Directive ->
Quote every line as given.
* * *
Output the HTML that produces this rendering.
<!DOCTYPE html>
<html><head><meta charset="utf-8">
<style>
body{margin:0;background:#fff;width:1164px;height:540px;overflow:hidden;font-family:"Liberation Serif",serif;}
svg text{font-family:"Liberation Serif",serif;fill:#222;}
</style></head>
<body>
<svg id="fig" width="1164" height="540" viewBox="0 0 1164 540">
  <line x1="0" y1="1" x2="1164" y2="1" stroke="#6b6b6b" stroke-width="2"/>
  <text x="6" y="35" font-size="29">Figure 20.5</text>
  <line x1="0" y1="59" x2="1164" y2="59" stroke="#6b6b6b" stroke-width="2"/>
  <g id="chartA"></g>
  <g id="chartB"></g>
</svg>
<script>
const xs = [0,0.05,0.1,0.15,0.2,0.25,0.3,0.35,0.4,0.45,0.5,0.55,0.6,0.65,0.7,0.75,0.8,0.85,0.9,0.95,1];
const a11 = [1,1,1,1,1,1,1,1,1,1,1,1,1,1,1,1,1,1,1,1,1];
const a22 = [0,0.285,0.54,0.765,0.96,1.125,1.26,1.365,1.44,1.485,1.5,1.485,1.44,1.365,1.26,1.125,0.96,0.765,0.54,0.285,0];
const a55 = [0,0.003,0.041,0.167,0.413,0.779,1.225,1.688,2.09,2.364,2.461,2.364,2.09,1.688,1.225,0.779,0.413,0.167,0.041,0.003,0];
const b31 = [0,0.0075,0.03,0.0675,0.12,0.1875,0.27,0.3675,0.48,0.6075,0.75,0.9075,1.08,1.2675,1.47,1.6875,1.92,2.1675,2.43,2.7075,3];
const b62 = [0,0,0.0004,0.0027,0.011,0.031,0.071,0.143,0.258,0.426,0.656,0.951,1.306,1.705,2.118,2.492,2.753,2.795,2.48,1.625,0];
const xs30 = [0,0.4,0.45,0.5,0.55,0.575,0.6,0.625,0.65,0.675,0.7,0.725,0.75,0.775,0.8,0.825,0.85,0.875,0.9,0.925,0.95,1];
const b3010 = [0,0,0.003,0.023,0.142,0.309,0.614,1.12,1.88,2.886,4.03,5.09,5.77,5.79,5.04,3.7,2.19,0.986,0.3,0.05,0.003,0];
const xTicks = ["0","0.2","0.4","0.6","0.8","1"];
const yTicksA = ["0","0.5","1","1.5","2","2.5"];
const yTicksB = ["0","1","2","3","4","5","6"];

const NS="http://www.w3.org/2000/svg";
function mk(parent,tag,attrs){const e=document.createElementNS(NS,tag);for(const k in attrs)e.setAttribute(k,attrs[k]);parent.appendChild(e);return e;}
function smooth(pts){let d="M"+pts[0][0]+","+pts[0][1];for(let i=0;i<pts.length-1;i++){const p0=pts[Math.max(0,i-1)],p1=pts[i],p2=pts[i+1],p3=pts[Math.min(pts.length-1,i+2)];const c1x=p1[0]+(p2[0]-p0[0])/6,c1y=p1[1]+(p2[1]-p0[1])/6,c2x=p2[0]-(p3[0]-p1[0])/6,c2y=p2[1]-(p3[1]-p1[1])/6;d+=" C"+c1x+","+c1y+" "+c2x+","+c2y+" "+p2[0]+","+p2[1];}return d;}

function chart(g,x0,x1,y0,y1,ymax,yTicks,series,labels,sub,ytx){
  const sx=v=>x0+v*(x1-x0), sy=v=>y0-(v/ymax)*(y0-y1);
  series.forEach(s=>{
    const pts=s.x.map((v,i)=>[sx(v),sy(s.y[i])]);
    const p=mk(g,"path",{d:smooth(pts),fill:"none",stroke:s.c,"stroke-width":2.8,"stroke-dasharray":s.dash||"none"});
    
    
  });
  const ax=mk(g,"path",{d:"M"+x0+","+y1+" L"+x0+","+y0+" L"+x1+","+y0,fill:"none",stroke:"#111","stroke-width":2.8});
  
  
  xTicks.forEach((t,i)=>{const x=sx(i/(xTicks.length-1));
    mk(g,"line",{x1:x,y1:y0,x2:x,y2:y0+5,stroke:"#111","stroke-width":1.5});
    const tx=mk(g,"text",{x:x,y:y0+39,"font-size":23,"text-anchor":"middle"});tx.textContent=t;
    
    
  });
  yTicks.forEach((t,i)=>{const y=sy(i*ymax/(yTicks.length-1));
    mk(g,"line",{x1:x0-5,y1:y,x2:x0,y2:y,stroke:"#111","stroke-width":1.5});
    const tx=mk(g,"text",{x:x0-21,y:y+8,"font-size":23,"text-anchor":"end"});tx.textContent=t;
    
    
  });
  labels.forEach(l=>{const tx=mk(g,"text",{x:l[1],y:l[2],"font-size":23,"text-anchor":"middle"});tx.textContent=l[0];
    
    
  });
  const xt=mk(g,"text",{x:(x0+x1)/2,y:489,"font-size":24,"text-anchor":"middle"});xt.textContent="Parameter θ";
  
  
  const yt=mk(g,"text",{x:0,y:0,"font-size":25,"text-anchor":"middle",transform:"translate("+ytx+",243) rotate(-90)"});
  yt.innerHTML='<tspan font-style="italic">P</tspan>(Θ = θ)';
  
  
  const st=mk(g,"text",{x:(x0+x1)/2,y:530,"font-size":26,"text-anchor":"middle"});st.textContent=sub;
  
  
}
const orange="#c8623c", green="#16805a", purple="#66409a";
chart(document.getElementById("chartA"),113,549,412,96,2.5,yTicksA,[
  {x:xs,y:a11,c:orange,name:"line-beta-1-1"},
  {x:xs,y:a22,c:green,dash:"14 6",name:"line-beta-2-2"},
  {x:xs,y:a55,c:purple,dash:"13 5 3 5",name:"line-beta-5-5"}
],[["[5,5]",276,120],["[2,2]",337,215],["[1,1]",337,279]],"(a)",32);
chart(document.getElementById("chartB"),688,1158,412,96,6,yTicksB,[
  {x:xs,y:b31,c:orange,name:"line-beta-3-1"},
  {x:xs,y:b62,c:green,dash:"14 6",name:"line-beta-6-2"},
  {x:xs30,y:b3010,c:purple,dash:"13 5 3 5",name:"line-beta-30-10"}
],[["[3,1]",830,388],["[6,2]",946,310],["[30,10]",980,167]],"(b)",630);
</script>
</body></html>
* * *
Solution ->
Output the HTML that produces this rendering.
<!DOCTYPE html>
<html><head><meta charset="utf-8">
<style>
body{margin:0;background:#fff;width:1164px;height:540px;overflow:hidden;font-family:"Liberation Serif",serif;}
svg text{font-family:"Liberation Serif",serif;fill:#222;}
</style></head>
<body>
<svg id="fig" width="1164" height="540" viewBox="0 0 1164 540">
  <line x1="0" y1="1" x2="1164" y2="1" stroke="#6b6b6b" stroke-width="2"/>
  <text x="6" y="35" font-size="29">Figure 20.5</text>
  <line x1="0" y1="59" x2="1164" y2="59" stroke="#6b6b6b" stroke-width="2"/>
  <g id="chartA"></g>
  <g id="chartB"></g>
</svg>
<script>
const xs = [0,0.05,0.1,0.15,0.2,0.25,0.3,0.35,0.4,0.45,0.5,0.55,0.6,0.65,0.7,0.75,0.8,0.85,0.9,0.95,1];
const a11 = [1,1,1,1,1,1,1,1,1,1,1,1,1,1,1,1,1,1,1,1,1];
const a22 = [0,0.285,0.54,0.765,0.96,1.125,1.26,1.365,1.44,1.485,1.5,1.485,1.44,1.365,1.26,1.125,0.96,0.765,0.54,0.285,0];
const a55 = [0,0.003,0.041,0.167,0.413,0.779,1.225,1.688,2.09,2.364,2.461,2.364,2.09,1.688,1.225,0.779,0.413,0.167,0.041,0.003,0];
const b31 = [0,0.0075,0.03,0.0675,0.12,0.1875,0.27,0.3675,0.48,0.6075,0.75,0.9075,1.08,1.2675,1.47,1.6875,1.92,2.1675,2.43,2.7075,3];
const b62 = [0,0,0.0004,0.0027,0.011,0.031,0.071,0.143,0.258,0.426,0.656,0.951,1.306,1.705,2.118,2.492,2.753,2.795,2.48,1.625,0];
const xs30 = [0,0.4,0.45,0.5,0.55,0.575,0.6,0.625,0.65,0.675,0.7,0.725,0.75,0.775,0.8,0.825,0.85,0.875,0.9,0.925,0.95,1];
const b3010 = [0,0,0.003,0.023,0.142,0.309,0.614,1.12,1.88,2.886,4.03,5.09,5.77,5.79,5.04,3.7,2.19,0.986,0.3,0.05,0.003,0];
const xTicks = ["0","0.2","0.4","0.6","0.8","1"];
const yTicksA = ["0","0.5","1","1.5","2","2.5"];
const yTicksB = ["0","1","2","3","4","5","6"];

const NS="http://www.w3.org/2000/svg";
function mk(parent,tag,attrs){const e=document.createElementNS(NS,tag);for(const k in attrs)e.setAttribute(k,attrs[k]);parent.appendChild(e);return e;}
function smooth(pts){let d="M"+pts[0][0]+","+pts[0][1];for(let i=0;i<pts.length-1;i++){const p0=pts[Math.max(0,i-1)],p1=pts[i],p2=pts[i+1],p3=pts[Math.min(pts.length-1,i+2)];const c1x=p1[0]+(p2[0]-p0[0])/6,c1y=p1[1]+(p2[1]-p0[1])/6,c2x=p2[0]-(p3[0]-p1[0])/6,c2y=p2[1]-(p3[1]-p1[1])/6;d+=" C"+c1x+","+c1y+" "+c2x+","+c2y+" "+p2[0]+","+p2[1];}return d;}

function chart(g,x0,x1,y0,y1,ymax,yTicks,series,labels,sub,ytx){
  const sx=v=>x0+v*(x1-x0), sy=v=>y0-(v/ymax)*(y0-y1);
  series.forEach(s=>{
    const pts=s.x.map((v,i)=>[sx(v),sy(s.y[i])]);
    const p=mk(g,"path",{d:smooth(pts),fill:"none",stroke:s.c,"stroke-width":2.8,"stroke-dasharray":s.dash||"none"});
    
    
  });
  const ax=mk(g,"path",{d:"M"+x0+","+y1+" L"+x0+","+y0+" L"+x1+","+y0,fill:"none",stroke:"#111","stroke-width":2.8});
  
  
  xTicks.forEach((t,i)=>{const x=sx(i/(xTicks.length-1));
    mk(g,"line",{x1:x,y1:y0,x2:x,y2:y0+5,stroke:"#111","stroke-width":1.5});
    const tx=mk(g,"text",{x:x,y:y0+39,"font-size":23,"text-anchor":"middle"});tx.textContent=t;
    
    
  });
  yTicks.forEach((t,i)=>{const y=sy(i*ymax/(yTicks.length-1));
    mk(g,"line",{x1:x0-5,y1:y,x2:x0,y2:y,stroke:"#111","stroke-width":1.5});
    const tx=mk(g,"text",{x:x0-21,y:y+8,"font-size":23,"text-anchor":"end"});tx.textContent=t;
    
    
  });
  labels.forEach(l=>{const tx=mk(g,"text",{x:l[1],y:l[2],"font-size":23,"text-anchor":"middle"});tx.textContent=l[0];
    
    
  });
  const xt=mk(g,"text",{x:(x0+x1)/2,y:489,"font-size":24,"text-anchor":"middle"});xt.textContent="Parameter θ";
  
  
  const yt=mk(g,"text",{x:0,y:0,"font-size":25,"text-anchor":"middle",transform:"translate("+ytx+",243) rotate(-90)"});
  yt.innerHTML='<tspan font-style="italic">P</tspan>(Θ = θ)';
  
  
  const st=mk(g,"text",{x:(x0+x1)/2,y:530,"font-size":26,"text-anchor":"middle"});st.textContent=sub;
  
  
}
const orange="#c8623c", green="#16805a", purple="#66409a";
chart(document.getElementById("chartA"),113,549,412,96,2.5,yTicksA,[
  {x:xs,y:a11,c:orange,name:"line-beta-1-1"},
  {x:xs,y:a22,c:green,dash:"14 6",name:"line-beta-2-2"},
  {x:xs,y:a55,c:purple,dash:"13 5 3 5",name:"line-beta-5-5"}
],[["[5,5]",276,120],["[2,2]",337,215],["[1,1]",337,279]],"(a)",32);
chart(document.getElementById("chartB"),688,1158,412,96,6,yTicksB,[
  {x:xs,y:b31,c:orange,name:"line-beta-3-1"},
  {x:xs,y:b62,c:green,dash:"14 6",name:"line-beta-6-2"},
  {x:xs30,y:b3010,c:purple,dash:"13 5 3 5",name:"line-beta-30-10"}
],[["[3,1]",830,388],["[6,2]",946,310],["[30,10]",980,167]],"(b)",630);
</script>
</body></html>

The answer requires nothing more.